William Donnelly Yotty, 69, who currently resides in Monarch Beach, admitted that he ran several Lodi-based companies that offered bogus investments in corporate debt obligations and distressed real estate that he and his salespeople could flip for substantial profit.
Yotty and others involved in the scheme raised more than $10 million in the debt obligation scheme, and more than $6 million in the real estate flipping scheme. When the schemes collapsed, approximately 240 investors lost over $14 million, according to officials.
Using companies he operated under the names Global Capital Associates, Inc.; Infostar Systems, Inc.; Pacific Financial Solutions, Inc.; and The Money People, Inc., Yotty solicited money from victims by promising annual interest rates as high as 25 percent.
Yotty is facing up to 40 years in prison. Sentencing is scheduled for Nov. 23, officials said.
In the first scheme, which ran from the spring of 2007 through 2009, Yotty and his associates “offered victims investments in convertible debentures (CDs), promissory notes and other financial instruments that defendant falsely and fraudulently represented and promised were safe and secure and would pay substantial interest,” according to the plea agreement.
Yotty and salesmen working for him told prospective investors that the companies issuing the debt had sufficient income to pay the promised interest on the investments, and that the capital investment would be returned when the notes matured.

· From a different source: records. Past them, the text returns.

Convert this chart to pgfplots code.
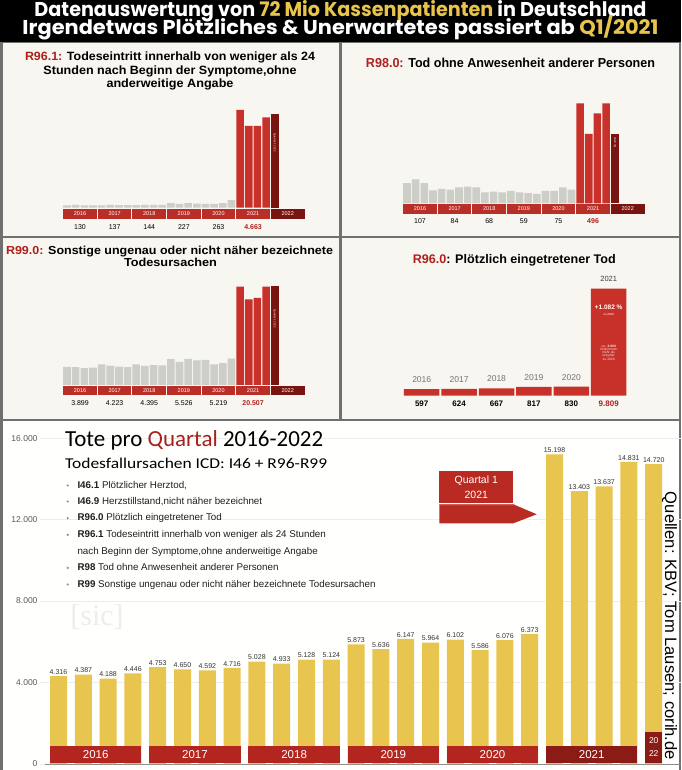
\documentclass[border=0pt]{standalone}
\usepackage{graphicx}
\usepackage{pgfplots}
\pgfplotsset{compat=1.18}
\usepackage{fontspec}
\setmainfont{Liberation Sans}
\setsansfont{Liberation Sans}
\newfontfamily\hdrfont{Poppins}
\newfontfamily\calfont{Carlito}
\newfontfamily\serfont{Liberation Serif}

\definecolor{hy}{HTML}{E8C54A}
\definecolor{tred}{HTML}{B0211C}
\definecolor{rbar}{HTML}{C8302A}
\definecolor{gbar}{HTML}{CDCEC8}
\definecolor{dbar}{HTML}{7A1410}
\definecolor{band}{HTML}{BA2E28}
\definecolor{yelbar}{HTML}{E8C54F}
\definecolor{yband}{HTML}{B3261F}
\definecolor{ydark}{HTML}{8A1B15}
\definecolor{pbg}{HTML}{F7F6F1}
\definecolor{frame}{HTML}{707070}
\definecolor{qred}{HTML}{A8201A}
\definecolor{qbox}{HTML}{B92A23}

% stretch a line of text to a given width, keeping its height
\newcommand\fw[2]{\resizebox{#1}{\height}{#2}}
\newcommand\fs[1]{\fontsize{#1}{#1}\selectfont}

\pgfplotsset{
  mini/.style={scale only axis, hide axis, clip=false, anchor=south west},
}

\begin{document}
\begin{tikzpicture}[x=1pt,y=1pt]
\useasboundingbox (0,0) rectangle (681,770);
\fill[frame] (0,0) rectangle (681,728);
\fill[black] (0,728) rectangle (681,770);
% panels
\fill[pbg] (2.5,534) rectangle (339,726.5);
\fill[pbg] (341.5,534) rectangle (679,726.5);
\fill[pbg] (2.5,351) rectangle (339,532);
\fill[pbg] (341.5,351) rectangle (679,532);
\fill[white!97!pbg] (2.5,0) rectangle (679,348.5);

% header
\node[anchor=base, inner sep=0, white] at (340.5,753.3)
  {\fw{612pt}{\hdrfont\bfseries\fs{20}Datenauswertung von \textcolor{hy}{72 Mio Kassenpatienten} in Deutschland}};
\node[anchor=base, inner sep=0, white] at (340.5,735)
  {\fw{636pt}{\hdrfont\bfseries\fs{20}Irgendetwas Plötzliches \& Unerwartetes passiert ab \textcolor{hy}{Q1/2021}}};

% ---------- panel R96.1 ----------
\node[anchor=base, inner sep=0] at (170,709) {\fw{290pt}{\bfseries\fs{12}\textcolor{tred}{R96.1:} Todeseintritt innerhalb von weniger als 24}};
\node[anchor=base, inner sep=0] at (170,695.5) {\fw{253pt}{\bfseries\fs{12}Stunden nach Beginn der Symptome,ohne}};
\node[anchor=base, inner sep=0] at (170,682) {\fw{127pt}{\bfseries\fs{12}anderweitige Angabe}};
\begin{axis}[mini, at={(62.7pt,562.3pt)}, width=242.3pt, height=113.1pt,
  xmin=-0.5, xmax=27.5, ymin=0, ymax=1500]
\addplot[ybar, bar width=7.6pt, fill=gbar, draw=none] coordinates {
  (0,30)(1,38)(2,31)(3,31)(4,32)(5,36)(6,35)(7,34)(8,35)(9,36)(10,37)(11,36)
  (12,62)(13,50)(14,62)(15,53)(16,50)(17,52)(18,60)(19,101)};
\addplot[ybar, bar width=7.6pt, fill=rbar, draw=none] coordinates {
  (20,1296)(21,1084)(22,1084)(23,1199)};
\addplot[ybar, bar width=7.6pt, fill=dbar, draw=none] coordinates {(24,1243)};
\pgfplotsinvokeforeach{0,...,5}{\fill[band] (axis cs:{4*#1-0.44},-17) rectangle (axis cs:{4*#1+3.44},-150);}
\fill[dbar] (axis cs:23.56,-17) rectangle (axis cs:27.5,-150);
\pgfplotsinvokeforeach{2016,...,2022}{\node[white, font=\fs{5.5}] at (axis cs:{4*(#1-2016)+1.5},-83) {#1};}
\node[white, rotate=-90, font=\fs{2.8}] at (axis cs:24,865) {Quartal 1 2022};
\node[font=\fs{7}] at (axis cs:1.5,-256) {130};
\node[font=\fs{7}] at (axis cs:5.5,-256) {137};
\node[font=\fs{7}] at (axis cs:9.5,-256) {144};
\node[font=\fs{7}] at (axis cs:13.5,-256) {227};
\node[font=\fs{7}] at (axis cs:17.5,-256) {263};
\node[font=\bfseries\fs{7}, text=tred] at (axis cs:21.5,-256) {4.663};
\end{axis}

% ---------- panel R98.0 ----------
\node[anchor=base, inner sep=0] at (510.5,702) {\fw{289pt}{\bfseries\fs{13}\textcolor{tred}{R98.0:} Tod ohne Anwesenheit anderer Personen}};
\begin{axis}[mini, at={(402.7pt,566.7pt)}, width=242.3pt, height=115.9pt,
  xmin=-0.5, xmax=27.5, ymin=0, ymax=160]
\addplot[ybar, bar width=7.6pt, fill=gbar, draw=none] coordinates {
  (0,28)(1,33)(2,28)(3,18)(4,20)(5,19)(6,22)(7,23)(8,22)(9,15)(10,16)(11,15)
  (12,17)(13,15)(14,14)(15,13)(16,17)(17,17)(18,22)(19,19)};
\addplot[ybar, bar width=7.6pt, fill=rbar, draw=none] coordinates {
  (20,138)(21,96)(22,124)(23,138)};
\addplot[ybar, bar width=7.6pt, fill=dbar, draw=none] coordinates {(24,96)};
\pgfplotsinvokeforeach{0,...,5}{\fill[band] (axis cs:{4*#1-0.44},-1.4) rectangle (axis cs:{4*#1+3.44},-14.4);}
\fill[dbar] (axis cs:23.56,-1.4) rectangle (axis cs:27.5,-14.4);
\pgfplotsinvokeforeach{2016,...,2022}{\node[white, font=\fs{5.5}] at (axis cs:{4*(#1-2016)+1.5},-7.9) {#1};}
\node[white, rotate=-90, font=\fs{2.8}] at (axis cs:24,84) {2022 I Q};
\node[font=\fs{7}] at (axis cs:1.5,-24) {107};
\node[font=\fs{7}] at (axis cs:5.5,-24) {84};
\node[font=\fs{7}] at (axis cs:9.5,-24) {68};
\node[font=\fs{7}] at (axis cs:13.5,-24) {59};
\node[font=\fs{7}] at (axis cs:17.5,-24) {75};
\node[font=\bfseries\fs{7}, text=tred] at (axis cs:21.5,-24) {496};
\end{axis}

% ---------- panel R99.0 ----------
\node[anchor=base, inner sep=0] at (169.5,515.8) {\fw{327pt}{\bfseries\fs{11.6}\textcolor{tred}{R99.0:} Sonstige ungenau oder nicht näher bezeichnete}};
\node[anchor=base, inner sep=0] at (170.5,503) {\fw{93pt}{\bfseries\fs{11.6}Todesursachen}};
\begin{axis}[mini, at={(62.7pt,385pt)}, width=242.3pt, height=117.1pt,
  xmin=-0.5, xmax=27.5, ymin=0, ymax=6500]
\addplot[ybar, bar width=7.6pt, fill=gbar, draw=none] coordinates {
  (0,1005)(1,990)(2,935)(3,969)(4,1147)(5,1073)(6,1018)(7,985)
  (8,1140)(9,1060)(10,1100)(11,1095)(12,1430)(13,1280)(14,1445)(15,1371)
  (16,1400)(17,1145)(18,1215)(19,1459)};
\addplot[ybar, bar width=7.6pt, fill=rbar, draw=none] coordinates {
  (20,5460)(21,4750)(22,4830)(23,5467)};
\addplot[ybar, bar width=7.6pt, fill=dbar, draw=none] coordinates {(24,5500)};
\pgfplotsinvokeforeach{0,...,5}{\fill[band] (axis cs:{4*#1-0.44},-55) rectangle (axis cs:{4*#1+3.44},-555);}
\fill[dbar] (axis cs:23.56,-55) rectangle (axis cs:27.5,-555);
\pgfplotsinvokeforeach{2016,...,2022}{\node[white, font=\fs{5.5}] at (axis cs:{4*(#1-2016)+1.5},-305) {#1};}
\node[white, rotate=-90, font=\fs{2.8}] at (axis cs:24,3680) {Quartal 1 2022};
\node[font=\fs{7}] at (axis cs:1.5,-982) {3.899};
\node[font=\fs{7}] at (axis cs:5.5,-982) {4.223};
\node[font=\fs{7}] at (axis cs:9.5,-982) {4.395};
\node[font=\fs{7}] at (axis cs:13.5,-982) {5.526};
\node[font=\fs{7}] at (axis cs:17.5,-982) {5.219};
\node[font=\bfseries\fs{7}, text=tred] at (axis cs:21.5,-982) {20.507};
\end{axis}

% ---------- panel R96.0 ----------
\node[anchor=base, inner sep=0] at (514.3,506.4) {\fw{203pt}{\bfseries\fs{12.5}\textcolor{tred}{R96.0}: Plötzlich eingetretener Tod}};
\begin{axis}[mini, at={(403pt,374.3pt)}, width=224.4pt, height=120.2pt,
  xmin=-0.5, xmax=5.5, ymin=0, ymax=11000]
\addplot[ybar, bar width=35.5pt, fill=rbar, draw=none] coordinates {
  (0,597)(1,624)(2,667)(3,817)(4,830)(5,9809)};
\node[anchor=south, text=black!55, font=\fs{8.5}] at (axis cs:0,597) [yshift=3pt] {2016};
\node[anchor=south, text=black!55, font=\fs{8.5}] at (axis cs:1,624) [yshift=3pt] {2017};
\node[anchor=south, text=black!55, font=\fs{8.5}] at (axis cs:2,667) [yshift=3pt] {2018};
\node[anchor=south, text=black!55, font=\fs{8.5}] at (axis cs:3,817) [yshift=3pt] {2019};
\node[anchor=south, text=black!55, font=\fs{8.5}] at (axis cs:4,830) [yshift=3pt] {2020};
\node[anchor=south, text=black!75, font=\fs{7.5}] at (axis cs:5,9809) [yshift=3.5pt] {2021};
\node[white, font=\bfseries\fs{6.5}] at (axis cs:5,8052) {+1.082 \%};
\node[white, font=\fs{3}] at (axis cs:5,7476) {zu 2020};
\node[white!85!rbar, font=\fs{3.3}, align=center, text width=30pt] at (axis cs:5,3950)
  {ca. \textbf{8.900}\\Vorkommen\\mehr als\\erwartet\\zu 2020};
\node[font=\bfseries\fs{8}] at (axis cs:0,-732) {597};
\node[font=\bfseries\fs{8}] at (axis cs:1,-732) {624};
\node[font=\bfseries\fs{8}] at (axis cs:2,-732) {667};
\node[font=\bfseries\fs{8}] at (axis cs:3,-732) {817};
\node[font=\bfseries\fs{8}] at (axis cs:4,-732) {830};
\node[font=\bfseries\fs{8}, text=tred] at (axis cs:5,-732) {9.809};
\end{axis}

% ---------- bottom panel ----------
\node[text=black!7, font=\serfont\fs{30}] at (97,153) {[sic]};

\begin{axis}[at={(40pt,6pt)}, anchor=south west, scale only axis, clip=false,
  width=641pt, height=342pt, xmin=-0.746, xmax=25.1, ymin=0, ymax=16792,
  axis line style={draw=none}, tick style={draw=none},
  xtick=\empty, ytick={0,4000,8000,12000,16000}, scaled y ticks=false,
  ymajorgrids, grid style={black!7},
  /pgf/number format/.cd, fixed, precision=0, 1000 sep={.}, assume math mode=true,
  /pgfplots/.cd,
  yticklabel style={font=\fs{8.5}, text=black!65, xshift=1pt},
  nodes near coords,
  nodes near coords style={font=\fs{7}, text=black!80, inner sep=1.5pt},
  ]
\draw[black!45] (axis cs:-0.55,0) -- (axis cs:25.1,0);
\addplot[ybar, bar width=17pt, fill=yelbar, draw=none] coordinates {
  (0,4316)(1,4387)(2,4188)(3,4446)
  (4,4753)(5,4650)(6,4592)(7,4716)
  (8,5028)(9,4933)(10,5128)(11,5124)
  (12,5873)(13,5636)(14,6147)(15,5964)
  (16,6102)(17,5586)(18,6076)(19,6373)
  (20,15198)(21,13403)(22,13637)(23,14831)
  (24,14720)};
\pgfplotsinvokeforeach{0,...,4}{\fill[yband] (axis cs:{4*#1-0.343},50) rectangle (axis cs:{4*#1+3.343},886);}
\fill[ydark] (axis cs:19.657,50) rectangle (axis cs:23.343,886);
\fill[ydark] (axis cs:23.657,50) rectangle (axis cs:24.343,1590);
\pgfplotsinvokeforeach{2016,...,2021}{\node[white, font=\fs{11.5}] at (axis cs:{4*(#1-2016)+1.5},468) {#1};}
\node[white, font=\fs{8.5}] at (axis cs:24,1129) {20};
\node[white, font=\fs{8.5}] at (axis cs:24,525) {22};
\end{axis}

% title block
\node[anchor=base west, inner sep=0] at (65,323.3)
  {\fw{258pt}{\calfont\fs{23}Tote pro \textcolor{qred}{Quartal} 2016-2022}};
\node[anchor=base west, inner sep=0] at (65,301)
  {\fw{262pt}{\calfont\fs{15}Todesfallursachen ICD: I46 + R96-R99}};
\begin{scope}[every node/.style={anchor=base west, inner sep=0, text=black!88, font=\fs{9.8}}]
\node at (77.3,281.7) {\textbf{I46.1} Plötzlicher Herztod,};
\node at (77.3,265.7) {\textbf{I46.9} Herzstillstand,nicht näher bezeichnet};
\node at (77.3,249) {\textbf{R96.0} Plötzlich eingetretener Tod};
\node at (77.3,232.3) {\textbf{R96.1} Todeseintritt innerhalb von weniger als 24 Stunden};
\node at (77.3,215.7) {nach Beginn der Symptome,ohne anderweitige Angabe};
\node at (77.3,199.3) {\textbf{R98} Tod ohne Anwesenheit anderer Personen};
\node at (77.3,182.7) {\textbf{R99} Sonstige ungenau oder nicht näher bezeichnete Todesursachen};
\end{scope}
\foreach \yy in {281.7,265.7,249,232.3,199.3,182.7}
  \fill[black!45] (67.7,\yy+2.8) circle (1.2);

% Quartal 1 2021 marker
\fill[qbox] (439.3,267) rectangle (513.3,299);
\node[white, font=\fs{10.5}] at (476.3,289) {Quartal 1};
\node[white, font=\fs{10.5}] at (476.3,274.7) {2021};
\fill[qbox] (439.3,265.7) -- (513.3,265.7) -- (536.7,255.7) -- (513.3,246.7) -- (439.3,246.7) -- cycle;
\fill[white!20!qbox] (439.3,265.7) -- (513.3,265.7) -- (515.6,264.7) -- (439.3,264.7) -- cycle;

% sources
\node[rotate=-90, inner sep=0] at (669.5,144)
  {\fw{268pt}{\fs{16.5}Quellen: KBV; Tom Lausen; corih.de}};
\end{tikzpicture}
\end{document}
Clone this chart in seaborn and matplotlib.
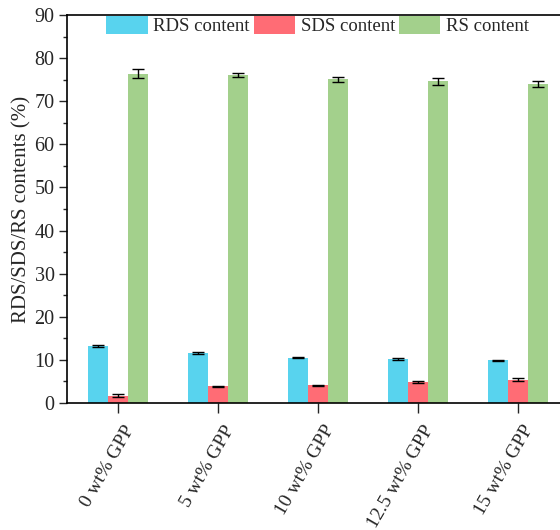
import numpy as np
import pandas as pd
import matplotlib
matplotlib.use("Agg")
import matplotlib.pyplot as plt
from matplotlib.ticker import MultipleLocator
from matplotlib.transforms import ScaledTranslation
import seaborn as sns

# Starch fractions for each GPP loading
samples = ["0 wt% GPP", "5 wt% GPP", "10 wt% GPP", "12.5 wt% GPP", "15 wt% GPP"]
series = ["RDS content", "SDS content", "RS content"]
rds = [13.2, 11.6, 10.5, 10.2, 9.9]
sds = [1.7, 3.9, 4.1, 4.9, 5.4]
rs = [76.4, 76.1, 75.1, 74.6, 74.0]
rds_err = [0.2, 0.15, 0.15, 0.15, 0.15]
sds_err = [0.3, 0.15, 0.15, 0.15, 0.3]
rs_err = [1.0, 0.5, 0.6, 0.8, 0.8]

colors = ["#58D3EE", "#FF6C75", "#A3D08C"]

df = pd.DataFrame({
    "sample": samples * 3,
    "series": [series[0]] * 5 + [series[1]] * 5 + [series[2]] * 5,
    "value": rds + sds + rs,
    "err": rds_err + sds_err + rs_err,
})

sns.set_style("ticks")
plt.rcParams["font.family"] = ["Liberation Serif", "DejaVu Serif"]

fig = plt.figure(figsize=(5.6, 5.3), dpi=100)
ax = fig.add_axes([67 / 560, 1 - 403 / 530, 1 - 67 / 560 + 0.01, (403 - 15) / 530])

sns.barplot(data=df, x="sample", y="value", hue="series", palette=colors,
            width=0.6, errorbar=None, saturation=1, ax=ax, linewidth=0)

# error bars at the centre of each drawn bar
for patch, (_, row) in zip(ax.patches, df.iterrows()):
    cx = patch.get_x() + patch.get_width() / 2
    ax.errorbar(cx, patch.get_height(), yerr=row["err"], fmt="none",
                ecolor="black", elinewidth=1.0, capsize=4, capthick=1.0, zorder=5)

ax.set_ylim(0, 90)
ax.set_xlim(-0.51, 4.48)
ax.yaxis.set_major_locator(MultipleLocator(10))
ax.yaxis.set_minor_locator(MultipleLocator(5))
ax.set_xlabel("")
ax.set_ylabel("RDS/SDS/RS contents (%)", fontsize=15, labelpad=2)

ax.tick_params(axis="y", which="major", direction="out", length=6, width=1,
               labelsize=14.5, pad=3)
ax.tick_params(axis="y", which="minor", direction="out", length=3, width=1)
ax.tick_params(axis="x", which="major", direction="out", length=7, width=1,
               labelsize=14, pad=7)
shift = ScaledTranslation(5 / 100, 0, fig.dpi_scale_trans)
for lab in ax.get_xticklabels():
    lab.set_rotation(60)
    lab.set_ha("right")
    lab.set_va("top")
    lab.set_rotation_mode("anchor")
    lab.set_transform(lab.get_transform() + shift)

for side in ["left", "bottom", "top"]:
    ax.spines[side].set_linewidth(1.2)
    ax.spines[side].set_color("black")
ax.spines["top"].set_visible(True)
ax.spines["right"].set_visible(False)

leg = ax.legend(loc="upper left", bbox_to_anchor=(0.077, 1.0), ncol=3, frameon=False,
                fontsize=13.5, handlelength=2.2, handleheight=1.1, handletextpad=0.3,
                columnspacing=0.22, borderaxespad=0.05, borderpad=0.0)

fig.savefig("out.png", dpi=100)
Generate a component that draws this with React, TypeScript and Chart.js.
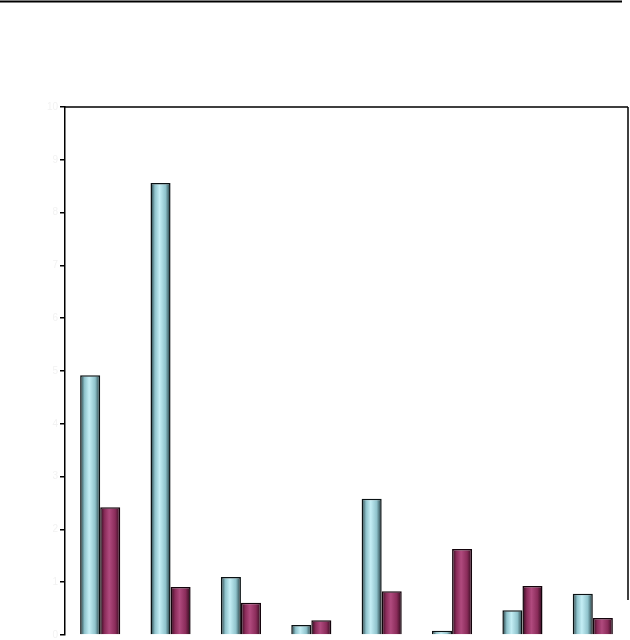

“In fact, as defendant then well knew, the returns were not guaranteed and the investors’ principal was not secure because the only way defendant could fund the ‘interest’ payments he promised to investors was with other investors’ money,” Yotty admitted in his plea agreement.
In the second scheme, which was run through a company he called Fortuno, Inc. and took place during roughly the same time at the first scheme, Yotty offered victims the opportunity to purchase foreclosed real estate at below-market prices, which would allow them to resell, or “flip,” the properties at two or three times their purchase price, officials said.
In fact, Yotty himself was flipping the properties to the investors at substantial profits for himself.
Yotty concealed from the investors that the price they were paying for the properties was double or triple what Fortuno had paid, and that this inflated price would prevent the victims from realizing any profit of their own, according to authorities.
As a further inducement to invest in Fortuno, officials said Yotty and his salespeople also falsely promised victims that the properties were in livable condition and that Fortuno would manage the properties until the promised resale.
The investigation was conducted by the FBI.